CONSIGLI FOTOGRAFICI
Sapevo che la Giordania non mi avrebbe dato le soddisfazioni nel fotografare la gente che di solito cerco. Fotografare le persone non è impossibile ma raramente spontaneo perché è inconcepibile fotografare qualcuno senza averne chiesto il permesso, specie alle donne. I soggetti più disponibili di solito sono i bambini. In una famiglia beduina che adotta ancora lo stile di vita tradizionale nel deserto, benché fossimo clienti paganti del figlio, non mi è stato permesso di fotografare la madre e la giovane cugina che, per stare dalla parte dei bottoni, non è nemmeno uscito dalla zona della tenda riservata alla famiglia e che nessun ospite, men che meno un turista, può violare. In Giordania non è certo la luce che manca e quindi si potrebbe pensare che non ha molto senso portare con sè un cavalletto.
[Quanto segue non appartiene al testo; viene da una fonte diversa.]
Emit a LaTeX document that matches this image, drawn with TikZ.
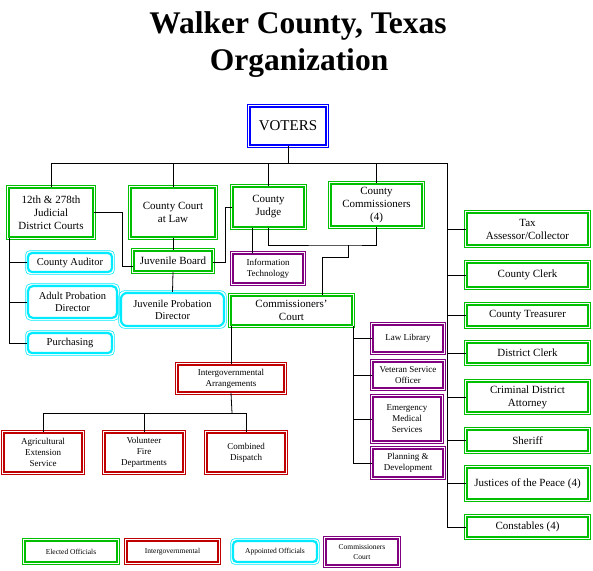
\documentclass[tikz,border=0pt]{standalone}
\usepackage{fontspec}
\setmainfont{Liberation Serif}
\definecolor{elec}{RGB}{0,190,0}
\definecolor{intg}{RGB}{192,0,0}
\definecolor{appt}{RGB}{0,235,255}
\definecolor{comc}{RGB}{128,0,128}
\definecolor{vote}{RGB}{0,0,255}
\newcommand\fmain{\fontsize{11}{13}\selectfont}
\newcommand\fmid{\fontsize{10.5}{12}\selectfont}
\newcommand\fsm{\fontsize{9}{11}\selectfont}
\newcommand\fleg{\fontsize{7.5}{10}\selectfont}
\tikzset{
  bx/.style={line width=2.2pt, inner sep=0pt, align=center, fill=white},
  ln/.style={line width=0.8pt, black},
  thinout/.style={line width=0.6pt}
}
% #1 name, #2 colour, #3 extra options (font, rounding), #4 x1, #5 y1, #6 x2, #7 y2, #8 text
\newcommand\obox[8]{%
  \node[bx, draw=#2, #3, minimum width={#6-#4-2}, minimum height={#7-#5-2}] (#1) at ({(#4+#6)/2},{(#5+#7)/2}) {#8};
  \draw[thinout, draw=#2, #3] ([shift={(-1.2,-1.2)}]#1.north west) rectangle ([shift={(1.2,1.2)}]#1.south east);
}
\begin{document}
\begin{tikzpicture}[x=1pt,y=-1pt]
\useasboundingbox (0,0) rectangle (593,570);
% Title
\node[font=\fontsize{31.5}{34}\selectfont\bfseries, anchor=base] (t1) at (298,33) {Walker County, Texas};
\node[font=\fontsize{31.5}{34}\selectfont\bfseries, anchor=base] (t2) at (299,70) {Organization};

% coordinates for buses
\coordinate (bus) at (288,163);
\coordinate (rbus) at (447,163);

% ---------- boxes ----------
\obox{voters}{vote}{font=\fontsize{15}{17}\selectfont}{249}{106}{327}{146}{VOTERS}
\obox{jdc}{elec}{font=\fmain}{8}{187}{94}{238}{12th \& 278th\\Judicial\\District Courts}
\obox{ccl}{elec}{font=\fmain}{130}{187}{216}{238}{County Court\\at Law}
\obox{judge}{elec}{font=\fmain}{232}{186}{305}{228}{County\\Judge}
\obox{comm}{elec}{font=\fmain}{330}{183}{423}{227}{County\\Commissioners\\(4)}
\obox{jb}{elec}{font=\fmain}{133}{250}{213}{272}{Juvenile Board}
\obox{it}{comc}{font=\fsm}{232}{253}{304}{284}{Information\\Technology}
\obox{cc}{elec}{font=\fmain}{230}{295}{353}{326}{Commissioners'\\Court}
\obox{aud}{appt}{font=\fmid, rounded corners=4pt}{27}{252}{113}{273}{County Auditor}
\obox{apd}{appt}{font=\fmid, rounded corners=5pt}{27}{285}{118}{319}{Adult Probation\\Director}
\obox{pur}{appt}{font=\fmid, rounded corners=4pt}{27}{332}{113}{354}{Purchasing}
\obox{jpd}{appt}{font=\fmid, rounded corners=6pt}{120}{292}{225}{327}{Juvenile Probation\\Director}
\obox{ia}{intg}{font=\fsm}{177}{364}{285}{393}{Intergovernmental\\Arrangements}
\obox{aes}{intg}{font=\fsm}{3}{432}{83}{473}{Agricultural\\Extension\\Service}
\obox{vfd}{intg}{font=\fsm}{104}{432}{184}{473}{Volunteer\\Fire\\Departments}
\obox{cd}{intg}{font=\fsm}{206}{432}{286}{473}{Combined\\Dispatch}
\obox{ll}{comc}{font=\fsm}{372}{324}{444}{353}{Law Library}
\obox{vso}{comc}{font=\fsm}{372}{361}{444}{389}{Veteran Service\\Officer}
\obox{ems}{comc}{font=\fsm}{372}{396}{442}{442}{Emergency\\Medical\\Services}
\obox{pd}{comc}{font=\fsm}{372}{448}{444}{478}{Planning \&\\Development}
\obox{tax}{elec}{font=\fmain}{466}{212}{589}{246}{Tax\\Assessor/Collector}
\obox{clerk}{elec}{font=\fmain}{466}{262}{589}{288}{County Clerk}
\obox{treas}{elec}{font=\fmain}{466}{304}{589}{327}{County Treasurer}
\obox{dclerk}{elec}{font=\fmain}{466}{342}{589}{364}{District Clerk}
\obox{cda}{elec}{font=\fmain}{466}{381}{589}{413}{Criminal District\\Attorney}
\obox{sheriff}{elec}{font=\fmain}{466}{429}{589}{452}{Sheriff}
\obox{jp}{elec}{font=\fmain}{466}{467}{589}{500}{Justices of the Peace (4)}
\obox{const}{elec}{font=\fmain}{466}{516}{589}{538}{Constables (4)}
% legend
\obox{lg1}{elec}{font=\fleg}{24}{540}{118}{563}{Elected Officials}
\obox{lg2}{intg}{font=\fleg}{126}{540}{219}{563}{Intergovernmental}
\obox{lg3}{appt}{font=\fleg, rounded corners=4pt}{232}{540}{318}{563}{Appointed Officials}
\obox{lg4}{comc}{font=\fleg}{325}{538}{399}{566}{Commissioners\\Court}

% ---------- connectors ----------
\begin{scope}[ln]
\draw (voters.south) -- (bus);
\draw (jdc.north |- bus) -- (rbus);
\draw (jdc.north |- bus) -- (jdc.north);
\draw (ccl.north |- bus) -- (ccl.north);
\draw (judge.north |- bus) -- (judge.north);
\draw (comm.north |- bus) -- (comm.north);
% right spine
\draw (rbus) -- (rbus |- const.west);
\foreach \n in {tax,clerk,treas,dclerk,cda,sheriff,jp,const}
  \draw (rbus |- \n.west) -- (\n.west);
% courts to juvenile board
\draw (jdc.east) -- ++(28,0) |- ([yshift=-5pt]jb.west);
\draw (judge.west) -- ++(-7,0) |- ([yshift=-1pt]jb.east);
\draw (ccl.south) -- (jb.north);
\draw (jb.south) -- (jpd.north);
% judge to IT
\draw ([xshift=-16.5pt]judge.south) -- ([xshift=-16.5pt]judge.south |- it.north);
% judge & commissioners to commissioners' court
\coordinate (jn) at (348,245);
\coordinate (j2) at (322,257);
\draw (judge.south) |- (jn) -| (comm.south);
\draw (jn) |- (j2) -- (j2 |- cc.north);
% commissioners' court departments
\draw (cc.south east) -- (cc.south east |- pd.west);
\foreach \n in {ll,vso,ems,pd}
  \draw (cc.south east |- \n.west) -- (\n.west);
% intergovernmental
\draw (ia.north |- cc.south) -- (ia.north);
\coordinate (ib) at (232,413);
\draw (ia.south) -- (ib);
\draw (aes.north |- ib) -- (cd.north |- ib);
\foreach \n in {aes,vfd,cd}
  \draw (\n.north |- ib) -- (\n.north);
% appointed by district courts
\coordinate (lx) at (9,238);
\draw (lx) -- (lx |- pur.west);
\foreach \n in {aud,apd,pur}
  \draw (lx |- \n.west) -- (\n.west);
\end{scope}
\end{tikzpicture}
\end{document}
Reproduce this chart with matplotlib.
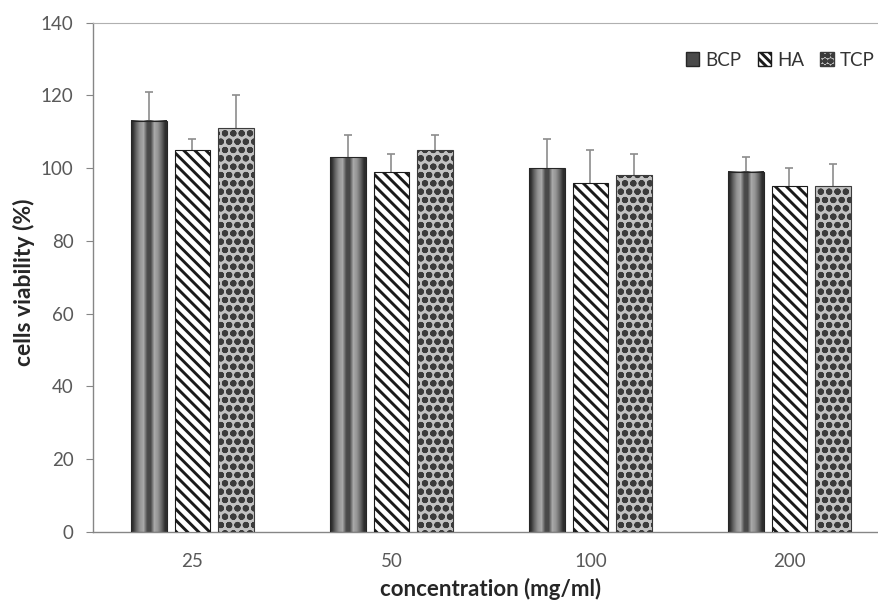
import numpy as np
import matplotlib
matplotlib.use('Agg')
import matplotlib.pyplot as plt
from matplotlib.patches import Patch

# data
concentrations = ['25', '50', '100', '200']
bcp = [113, 103, 100, 99]
bcp_err = [8, 6, 8, 4]
ha = [105, 99, 96, 95]
ha_err = [3, 5, 9, 5]
tcp = [111, 105, 98, 95]
tcp_err = [9, 4, 6, 6]

plt.rcParams['font.family'] = ['Lato', 'DejaVu Sans']
plt.rcParams['hatch.linewidth'] = 2.1

fig = plt.figure(figsize=(8.79, 6.02), dpi=100)
# plot area runs past the right edge of the picture, as in the cropped original
ax = fig.add_axes([93/879, 1 - 532/602, 796/879, 509.5/602])

x = np.arange(len(concentrations))
w = 0.18
off = 0.22
axis_gray = '#868686'
err_gray = '#8c8c8c'
text_gray = '#595959'

# BCP: bars with a vertical stripe shading
bars_bcp = ax.bar(x - off, bcp, w, facecolor='none', edgecolor='#262626', linewidth=0.8, zorder=3)
profile = np.array([[0.18, 0.4, 0.58, 0.66, 0.3, 0.28, 0.66, 0.58, 0.4, 0.18]])
for b in bars_bcp:
    ax.imshow(profile, cmap='gray', vmin=0, vmax=1, aspect='auto',
              interpolation='bilinear',
              extent=[b.get_x(), b.get_x() + b.get_width(), 0, b.get_height()],
              zorder=2)

ax.bar(x, ha, w, facecolor='white', edgecolor='#1a1a1a', hatch='\\\\\\', linewidth=0.8, zorder=3)
ax.bar(x + off, tcp, w, facecolor='#c2c2c2', edgecolor='#3c3c3c', hatch='oo', linewidth=0.8, zorder=3)

for xs, vals, errs in [(x - off, bcp, bcp_err), (x, ha, ha_err), (x + off, tcp, tcp_err)]:
    ax.errorbar(xs, vals, yerr=errs, fmt='none', ecolor=err_gray, elinewidth=1.2,
                capsize=3, capthick=1.2, zorder=1)

ax.set_xlim(-0.5, len(concentrations) - 0.5)
ax.set_ylim(0, 140)
ax.set_yticks(np.arange(0, 141, 20))
ax.set_xticks(x)
ax.set_xticklabels(concentrations)
ax.tick_params(axis='x', length=0, pad=15, labelsize=13.5, labelcolor=text_gray)
ax.tick_params(axis='y', direction='out', length=5, color=axis_gray, pad=9,
               labelsize=13.5, labelcolor=text_gray)

for s in ['left', 'bottom']:
    ax.spines[s].set_color(axis_gray)
    ax.spines[s].set_linewidth(1.0)
ax.spines['top'].set_color('#b0b0b0')
ax.spines['right'].set_visible(False)

ax.set_ylabel('cells viability (%)', fontsize=16.5, fontweight='bold', color='#262626')
ax.yaxis.set_label_coords(-0.073, 0.49)
ax.set_xlabel('concentration (mg/ml)', fontsize=16, fontweight='bold', color='#262626')
ax.xaxis.set_label_coords((491 - 93) / 796, -0.09)

handles = [Patch(facecolor='#4a4a4a', edgecolor='#262626'),
           Patch(facecolor='white', edgecolor='#1a1a1a', hatch='\\\\\\\\'),
           Patch(facecolor='#c2c2c2', edgecolor='#3c3c3c', hatch='ooo')]
fig.legend(handles, ['BCP', 'HA', 'TCP'], loc='center right',
           bbox_to_anchor=(875/879, 1 - 60/602), ncol=3, frameon=False,
           borderpad=0, borderaxespad=0,
           handlelength=0.7, handleheight=0.7, handletextpad=0.35,
           columnspacing=0.85, fontsize=13.5, labelcolor='#333333')

fig.savefig('out.png', dpi=100)
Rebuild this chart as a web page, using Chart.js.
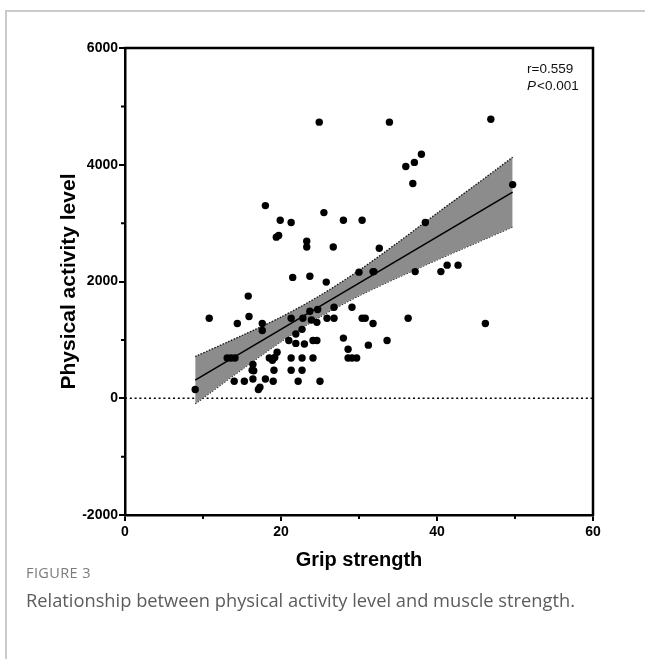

Invece mi è stato parecchio utile, nonostante gli oltre 2,5 kg da scarrozzare per kilometri e su irti sentieri con temperature torride, soprattutto a Petra dove molti degli edifici sono all'ombra e dove solo con un treppiede è possibile cogliere tutte le sfumature delle variegate rocce nelle quali è scolpita l'antica città nabatea.